Chris Hemsworth of Marvel fame — and one of the biggest movie stars on the planet — will be taking an unexpected break from acting after learning that he carries two copies of a gene that spikes his chances of developing Alzheimer's disease.
The sobering revelation came to the "Thor" star while filming his latest TV show, "Limitless," in which he fights against aging and human mortality. Hemsworth ended up confronting his "biggest fear" after genetic testing showed that he carried two copies of the APOE4 gene from his mother and father. Studies have linked the gene to a markedly increased risk in developing Alzheimer's, and only two to three percent of people carry two copies like Hemsworth does, according to a National Institutes of Health (NIH) study.
Hemsworth described how the news was broken to him in a heartfelt interview with Vanity Fair.
"Peter Attia, who is the longevity doctor in that episode, and overseeing a lot of the show, called [the show creator] and said, 'I don't want to tell him this on camera. We need to have an off-side conversation and see if he even wants this to be in the show,'" Hemsworth explained.
During the episode, Attia eventually tells Hemsworth that he's eight to ten times more likely to develop Alzheimer's than those who don't possess the APOE4 gene.

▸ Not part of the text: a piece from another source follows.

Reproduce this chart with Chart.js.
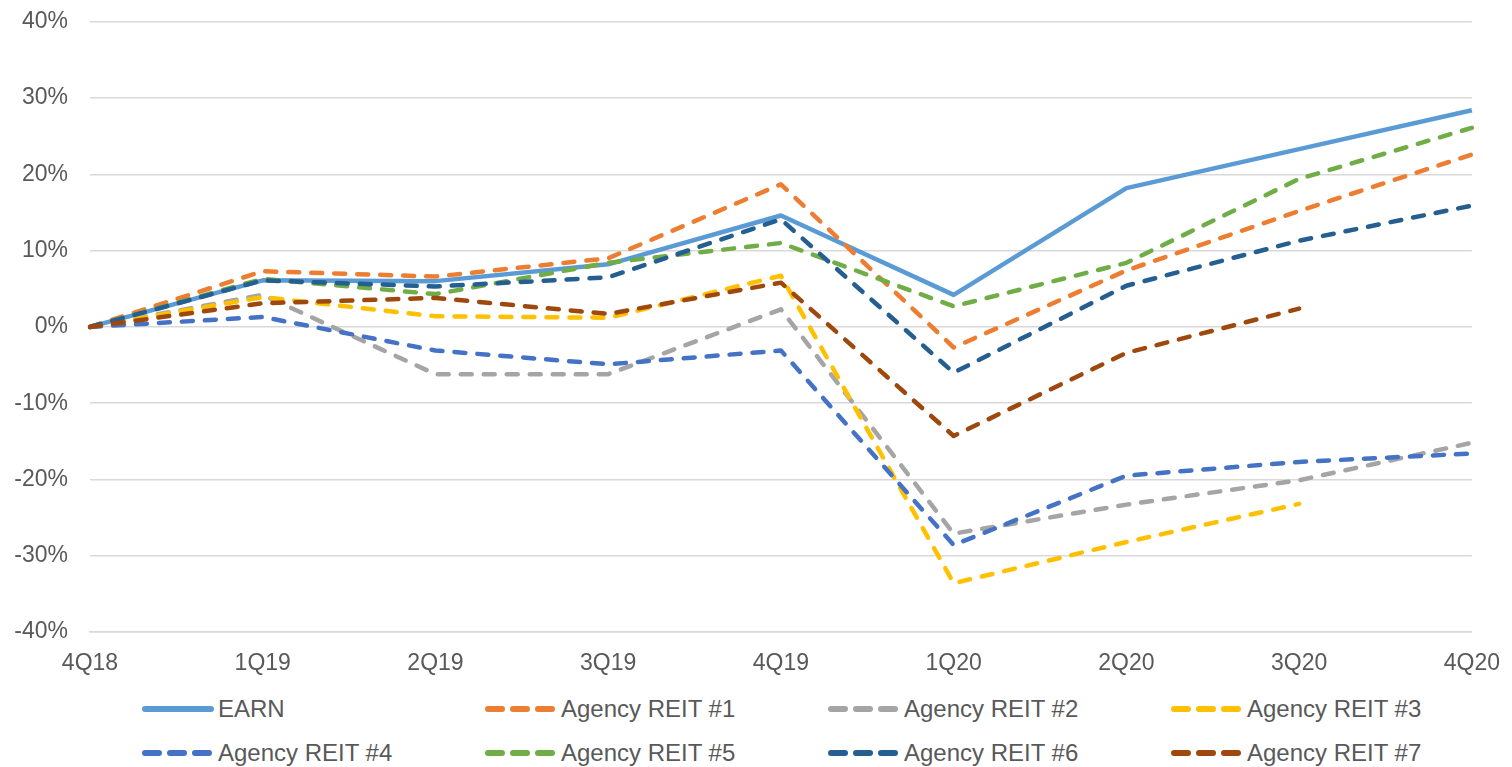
<!DOCTYPE html>
<html>
<head>
<meta charset="utf-8">
<script src="https://cdn.jsdelivr.net/npm/chart.js@4.4.1/dist/chart.umd.min.js"></script>
<style>
  html, body { margin: 0; padding: 0; background: #fff; }
  body { width: 1512px; height: 767px; position: relative; overflow: hidden; font-family: "Liberation Sans", Arial, sans-serif; }
  #wrap { position: absolute; left: 0; top: -14px; width: 1518px; height: 694px; }
  #legend { position: absolute; left: 142px; top: 695px; width: 1380px; display: grid; grid-template-columns: repeat(4, 343px); row-gap: 16px; }
  .li { display: flex; align-items: center; height: 28px; font-size: 24px; color: #595959; }
  .li svg { width: 72px; height: 10px; margin-right: 4px; flex: none; }
</style>
</head>
<body>
<div id="wrap"><canvas id="c"></canvas></div>
<div id="legend"></div>
<script>
// total return by quarter, EARN vs agency REIT peers
const quarters = ["4Q18", "1Q19", "2Q19", "3Q19", "4Q19", "1Q20", "2Q20", "3Q20", "4Q20"];
const names = ["EARN", "Agency REIT #1", "Agency REIT #2", "Agency REIT #3", "Agency REIT #4", "Agency REIT #5", "Agency REIT #6", "Agency REIT #7"];
const colors = ["#5B9BD5", "#ED7D31", "#A5A5A5", "#FFC000", "#4472C4", "#70AD47", "#255E91", "#9E480E"];

const earn  = [0, 6.1, 6.0, 8.2, 14.6, 4.2, 18.2, 23.3, 28.4];
const reit1 = [0, 7.3, 6.6, 9.0, 18.7, -2.7, 7.4, 15.2, 22.6];
const reit2 = [0, 4.2, -6.2, -6.2, 2.3, -27.1, -23.3, -20.1, -15.2];
const reit3 = [0, 3.9, 1.4, 1.2, 6.7, -33.6, -28.2, -23.2, null];
const reit4 = [0, 1.3, -3.1, -4.9, -3.1, -28.6, -19.5, -17.7, -16.6];
const reit5 = [0, 6.3, 4.3, 8.4, 11.0, 2.7, 8.4, 19.4, 26.1];
const reit6 = [0, 6.1, 5.3, 6.5, 14.1, -6.0, 5.4, 11.3, 15.9];
const reit7 = [0, 3.1, 3.8, 1.7, 5.8, -14.3, -3.4, 2.4, null];
const series = [earn, reit1, reit2, reit3, reit4, reit5, reit6, reit7];

const yMin = -40, yMax = 40, yStep = 10;
const font = { family: '"Liberation Sans", Arial, sans-serif', size: 23 };

const datasets = series.map((d, i) => ({
  label: names[i], data: d, borderColor: colors[i], backgroundColor: colors[i],
  borderWidth: 4.5, borderDash: i === 0 ? [] : [11, 12],
  borderCapStyle: i === 0 ? "butt" : "round", borderJoinStyle: "round",
  pointRadius: 0, tension: 0, spanGaps: false, order: series.length - i,
}));

new Chart(document.getElementById("c"), {
  type: "line",
  data: { labels: quarters, datasets },
  options: {
    responsive: true, maintainAspectRatio: false, animation: false,
    layout: { padding: { top: 6, right: 40, left: 0, bottom: 0 } },
    plugins: { legend: { display: false }, tooltip: { enabled: false } },
    scales: {
      x: {
        offset: false,
        grid: { display: false, drawTicks: false },
        border: { color: "#d9d9d9", width: 1.5 },
        ticks: { color: "#595959", font, padding: 18, maxRotation: 0, autoSkip: false },
        afterFit: s => { s.height = 48; },
      },
      y: {
        min: yMin, max: yMax,
        grid: { color: "#d9d9d9", lineWidth: 1.5, drawTicks: false },
        border: { display: false },
        ticks: { stepSize: yStep, color: "#595959", font, padding: 22, callback: v => v + "%" },
        afterFit: s => { s.width = 90; },
      },
    },
  },
});

// legend: 4 columns x 2 rows, same order as the series
const NS = "http://www.w3.org/2000/svg";
const $legend = document.getElementById("legend");
names.forEach((n, i) => {
  const item = document.createElement("div"); item.className = "li";
  const svg = document.createElementNS(NS, "svg");
  const ln = document.createElementNS(NS, "line");
  ln.setAttribute("x1", 3); ln.setAttribute("x2", i === 0 ? 69 : 67);
  ln.setAttribute("y1", 5); ln.setAttribute("y2", 5);
  ln.setAttribute("stroke", colors[i]); ln.setAttribute("stroke-width", 6);
  ln.setAttribute("stroke-linecap", "round");
  if (i > 0) ln.setAttribute("stroke-dasharray", "14 11");
  svg.appendChild(ln); item.appendChild(svg);
  item.appendChild(document.createTextNode(n));
  $legend.appendChild(item);
});
</script>
</body>
</html>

"It was pretty shocking because he called me up and he told me," the 39-year-old actor said.
Alzheimer's is a brain disorder that affects more than 6 million Americans, most over 65 years old, and is the leading cause of dementia in older adults, according to the NIH. The disease slowly deteriorates cognitive functions including memory, thinking, speaking, and the ability to perform simple tasks, eventually to the point that a patient becomes completely dependent on the help of others.

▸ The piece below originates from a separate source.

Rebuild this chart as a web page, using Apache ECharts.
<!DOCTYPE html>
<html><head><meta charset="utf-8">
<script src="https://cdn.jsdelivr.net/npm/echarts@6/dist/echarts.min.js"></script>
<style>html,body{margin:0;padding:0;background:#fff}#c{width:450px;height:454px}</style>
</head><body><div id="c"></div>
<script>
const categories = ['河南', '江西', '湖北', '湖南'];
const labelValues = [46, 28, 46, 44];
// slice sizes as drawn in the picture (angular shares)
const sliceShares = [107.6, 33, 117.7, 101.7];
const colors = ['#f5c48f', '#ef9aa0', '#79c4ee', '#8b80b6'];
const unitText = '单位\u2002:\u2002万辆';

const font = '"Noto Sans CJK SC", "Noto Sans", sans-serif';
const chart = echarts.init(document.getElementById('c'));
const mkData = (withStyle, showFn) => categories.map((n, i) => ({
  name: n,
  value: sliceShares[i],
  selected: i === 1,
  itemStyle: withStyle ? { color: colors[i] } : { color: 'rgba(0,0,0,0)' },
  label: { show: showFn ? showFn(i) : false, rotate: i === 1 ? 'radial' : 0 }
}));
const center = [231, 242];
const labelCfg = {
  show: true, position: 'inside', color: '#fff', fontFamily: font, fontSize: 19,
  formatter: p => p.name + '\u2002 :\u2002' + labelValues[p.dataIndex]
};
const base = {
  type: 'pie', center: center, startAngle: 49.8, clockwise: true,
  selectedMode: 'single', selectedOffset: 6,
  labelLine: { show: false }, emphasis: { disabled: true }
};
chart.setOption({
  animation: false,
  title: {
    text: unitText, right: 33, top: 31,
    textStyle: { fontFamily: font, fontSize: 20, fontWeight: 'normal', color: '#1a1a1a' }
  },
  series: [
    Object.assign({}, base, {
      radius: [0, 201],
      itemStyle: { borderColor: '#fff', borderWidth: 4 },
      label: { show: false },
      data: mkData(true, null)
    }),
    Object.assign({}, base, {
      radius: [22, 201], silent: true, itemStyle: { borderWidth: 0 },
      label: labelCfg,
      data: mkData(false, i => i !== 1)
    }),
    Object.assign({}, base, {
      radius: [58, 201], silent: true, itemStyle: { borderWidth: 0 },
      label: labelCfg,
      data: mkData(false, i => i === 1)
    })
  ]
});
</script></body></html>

With no known cure, loved ones are helpless as they watch their friend or family member lose their personhood.
And Hemsworth would know this first hand: his grandfather has Alzheimer's.
"I'm not sure he actually remembers much anymore and he slips in and out of Dutch, which is his original language, so he'll be talking Dutch and English and then a mash-up and then maybe some other new words as well," Hemsworth told Vanity Fair.
When asked, the actor agreed that the prediction was unsettling.
"The reality of it sinks in. Your own mortality," Hemsworth told the magazine.
Hemsworth's situation raises an interesting dilemma: would you want to know your chances of developing a serious and fatal disease so far ahead of time, especially when there's no cure?
For many, the answer is an obvious yes. Early warning on diseases like cancer greatly improves a person's chances of treating and surviving it.
In many cases, too, genetic tests can be misleading. After all, in the case of Alzheimer's, having APOE4 only means an increased risk, not a definitive diagnosis. The authoritative nature of the science involved could cause someone to go their whole lives worrying about an outcome that might never pan out. Would it be worth it then?
It's a question Hemsworth himself mulled over after he was offered to air a version of the episode sans the genetic test results. Ultimately, he decided to keep them in.
"No, look, if this is a motivator for people to take better care of themselves and also understand that there are steps you can take — then fantastic," he said in the interview.
At any rate, Hemsworth is grateful that he took the test and is approaching the news optimistically.
"Whether or not any of this information helps you live longer, it's about living better right now," Hemsworth added. "Whatever you do right now to benefit your future self is having a huge benefit in your current self."
For Hemsworth, that means taking a break from acting and spending more time with his wife and kids, but clarifies that "it's not like I've been handed my resignation," so we can hopefully expect him to bounce back.
In the meantime, fans can look forward to his mysterious character in George Miller's upcoming "Mad Max: Fury Road" prequel "Furiosa" — which could be his coolest role yet.